Extracted data entries
::::::

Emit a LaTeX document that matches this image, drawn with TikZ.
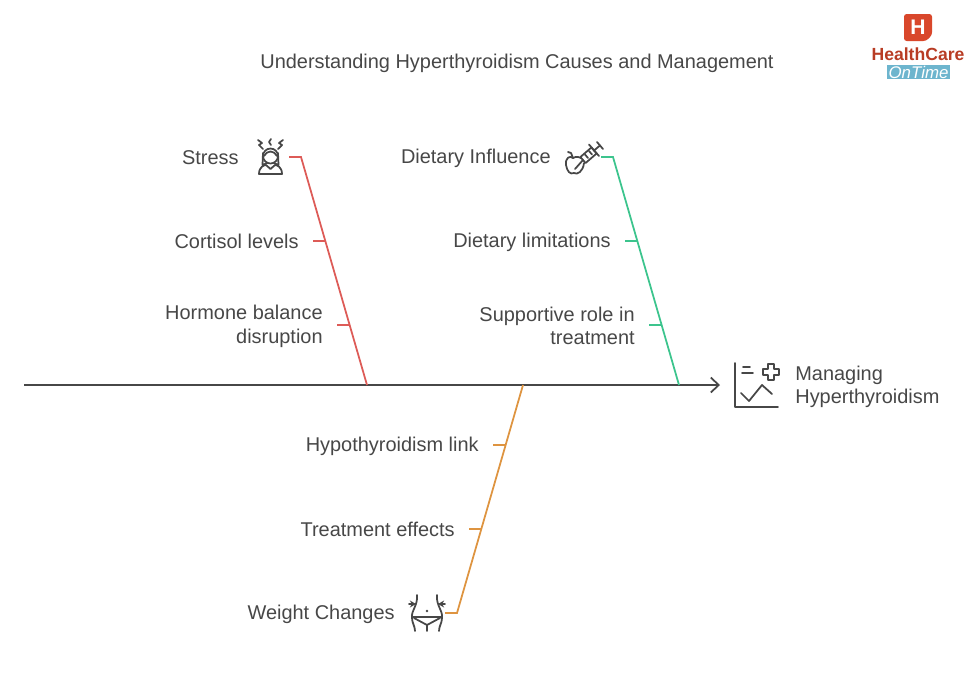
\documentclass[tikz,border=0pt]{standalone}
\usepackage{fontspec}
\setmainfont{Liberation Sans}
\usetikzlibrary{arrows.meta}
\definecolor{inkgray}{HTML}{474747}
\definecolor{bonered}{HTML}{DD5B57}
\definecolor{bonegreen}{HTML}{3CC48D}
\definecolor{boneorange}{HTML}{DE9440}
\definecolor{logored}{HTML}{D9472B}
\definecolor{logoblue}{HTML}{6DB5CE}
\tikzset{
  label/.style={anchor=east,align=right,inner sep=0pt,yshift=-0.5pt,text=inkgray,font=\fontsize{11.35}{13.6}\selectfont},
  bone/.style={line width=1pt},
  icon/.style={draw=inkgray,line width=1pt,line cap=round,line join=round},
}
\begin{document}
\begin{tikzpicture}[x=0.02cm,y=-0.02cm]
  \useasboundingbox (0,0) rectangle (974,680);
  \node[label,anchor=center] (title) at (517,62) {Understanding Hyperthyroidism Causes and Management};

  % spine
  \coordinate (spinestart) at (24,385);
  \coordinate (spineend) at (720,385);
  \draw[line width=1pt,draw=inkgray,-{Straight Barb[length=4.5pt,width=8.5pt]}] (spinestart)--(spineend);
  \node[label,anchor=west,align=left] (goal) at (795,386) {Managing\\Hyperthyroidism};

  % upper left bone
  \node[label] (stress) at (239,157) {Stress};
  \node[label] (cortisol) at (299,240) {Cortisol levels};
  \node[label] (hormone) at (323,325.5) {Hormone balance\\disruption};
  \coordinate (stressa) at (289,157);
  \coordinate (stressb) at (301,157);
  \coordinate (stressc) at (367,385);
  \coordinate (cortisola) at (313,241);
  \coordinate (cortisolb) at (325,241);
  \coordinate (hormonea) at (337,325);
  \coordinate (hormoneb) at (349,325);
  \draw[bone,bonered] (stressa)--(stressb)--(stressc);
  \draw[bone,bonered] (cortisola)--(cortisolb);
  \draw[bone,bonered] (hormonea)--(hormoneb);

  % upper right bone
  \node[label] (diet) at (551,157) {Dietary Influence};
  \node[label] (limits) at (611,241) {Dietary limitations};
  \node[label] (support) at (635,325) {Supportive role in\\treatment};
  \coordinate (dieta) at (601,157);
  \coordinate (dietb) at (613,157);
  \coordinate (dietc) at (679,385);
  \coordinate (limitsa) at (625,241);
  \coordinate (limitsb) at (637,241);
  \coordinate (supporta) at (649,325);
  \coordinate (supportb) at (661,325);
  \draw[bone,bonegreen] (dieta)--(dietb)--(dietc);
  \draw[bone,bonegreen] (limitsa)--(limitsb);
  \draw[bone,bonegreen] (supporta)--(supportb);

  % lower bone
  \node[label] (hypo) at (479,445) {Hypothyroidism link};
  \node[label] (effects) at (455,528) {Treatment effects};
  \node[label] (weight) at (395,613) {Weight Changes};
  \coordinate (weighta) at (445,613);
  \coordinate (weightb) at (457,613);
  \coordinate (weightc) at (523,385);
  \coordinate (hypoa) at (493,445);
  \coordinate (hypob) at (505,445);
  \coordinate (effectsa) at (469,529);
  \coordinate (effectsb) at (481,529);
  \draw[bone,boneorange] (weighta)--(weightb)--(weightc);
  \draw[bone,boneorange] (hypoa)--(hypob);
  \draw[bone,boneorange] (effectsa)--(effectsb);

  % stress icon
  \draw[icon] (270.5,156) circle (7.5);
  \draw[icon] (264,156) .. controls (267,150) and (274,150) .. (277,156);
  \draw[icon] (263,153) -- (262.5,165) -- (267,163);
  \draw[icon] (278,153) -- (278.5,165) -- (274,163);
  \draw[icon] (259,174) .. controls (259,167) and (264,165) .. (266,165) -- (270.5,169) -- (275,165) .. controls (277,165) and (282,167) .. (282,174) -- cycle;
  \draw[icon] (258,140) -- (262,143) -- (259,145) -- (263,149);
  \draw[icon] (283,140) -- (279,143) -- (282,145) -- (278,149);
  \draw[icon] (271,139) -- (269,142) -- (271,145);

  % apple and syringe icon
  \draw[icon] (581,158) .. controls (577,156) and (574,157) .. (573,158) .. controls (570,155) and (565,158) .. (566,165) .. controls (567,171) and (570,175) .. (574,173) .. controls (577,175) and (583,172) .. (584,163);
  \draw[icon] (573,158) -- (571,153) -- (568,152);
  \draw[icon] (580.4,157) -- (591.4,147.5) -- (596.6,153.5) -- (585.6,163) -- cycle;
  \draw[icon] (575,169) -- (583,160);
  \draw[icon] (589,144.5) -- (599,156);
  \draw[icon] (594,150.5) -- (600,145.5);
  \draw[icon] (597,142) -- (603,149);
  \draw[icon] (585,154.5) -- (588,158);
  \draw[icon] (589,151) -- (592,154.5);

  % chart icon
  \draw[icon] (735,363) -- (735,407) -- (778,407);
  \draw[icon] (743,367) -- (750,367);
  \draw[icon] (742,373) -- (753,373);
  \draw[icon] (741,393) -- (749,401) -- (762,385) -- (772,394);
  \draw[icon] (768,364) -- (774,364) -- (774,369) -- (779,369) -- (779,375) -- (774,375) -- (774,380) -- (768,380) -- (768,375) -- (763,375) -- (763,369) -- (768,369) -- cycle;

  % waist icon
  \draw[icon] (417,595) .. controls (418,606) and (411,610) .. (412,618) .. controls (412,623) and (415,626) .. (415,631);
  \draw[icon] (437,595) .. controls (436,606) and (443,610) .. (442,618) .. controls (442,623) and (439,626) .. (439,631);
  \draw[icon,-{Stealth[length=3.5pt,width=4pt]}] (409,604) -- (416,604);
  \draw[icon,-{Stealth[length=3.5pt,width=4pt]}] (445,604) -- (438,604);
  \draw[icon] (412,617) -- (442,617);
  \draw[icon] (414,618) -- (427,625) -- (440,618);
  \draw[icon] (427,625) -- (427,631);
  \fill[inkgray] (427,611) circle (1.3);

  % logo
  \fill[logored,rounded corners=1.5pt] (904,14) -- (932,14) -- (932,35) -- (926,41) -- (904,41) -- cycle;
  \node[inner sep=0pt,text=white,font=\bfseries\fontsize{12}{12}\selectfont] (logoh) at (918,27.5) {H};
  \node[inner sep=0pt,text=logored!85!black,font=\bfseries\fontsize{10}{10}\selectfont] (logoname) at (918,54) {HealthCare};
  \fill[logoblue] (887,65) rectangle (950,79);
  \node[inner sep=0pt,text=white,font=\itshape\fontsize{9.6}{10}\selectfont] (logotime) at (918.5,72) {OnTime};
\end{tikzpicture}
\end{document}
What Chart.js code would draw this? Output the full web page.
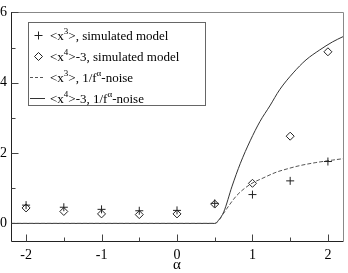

::::::

Short exercise
Only the lines from the start of the records to the line with "(title) at (517,62)" belong in the copy. Print them exactly, minus pictures.

The output
Emit a LaTeX document that matches this image, drawn with TikZ.
\documentclass[tikz,border=0pt]{standalone}
\usepackage{fontspec}
\setmainfont{Liberation Sans}
\usetikzlibrary{arrows.meta}
\definecolor{inkgray}{HTML}{474747}
\definecolor{bonered}{HTML}{DD5B57}
\definecolor{bonegreen}{HTML}{3CC48D}
\definecolor{boneorange}{HTML}{DE9440}
\definecolor{logored}{HTML}{D9472B}
\definecolor{logoblue}{HTML}{6DB5CE}
\tikzset{
  label/.style={anchor=east,align=right,inner sep=0pt,yshift=-0.5pt,text=inkgray,font=\fontsize{11.35}{13.6}\selectfont},
  bone/.style={line width=1pt},
  icon/.style={draw=inkgray,line width=1pt,line cap=round,line join=round},
}
\begin{document}
\begin{tikzpicture}[x=0.02cm,y=-0.02cm]
  \useasboundingbox (0,0) rectangle (974,680);
  \node[label,anchor=center] (title) at (517,62) {Understanding Hyperthyroidism Causes and Management};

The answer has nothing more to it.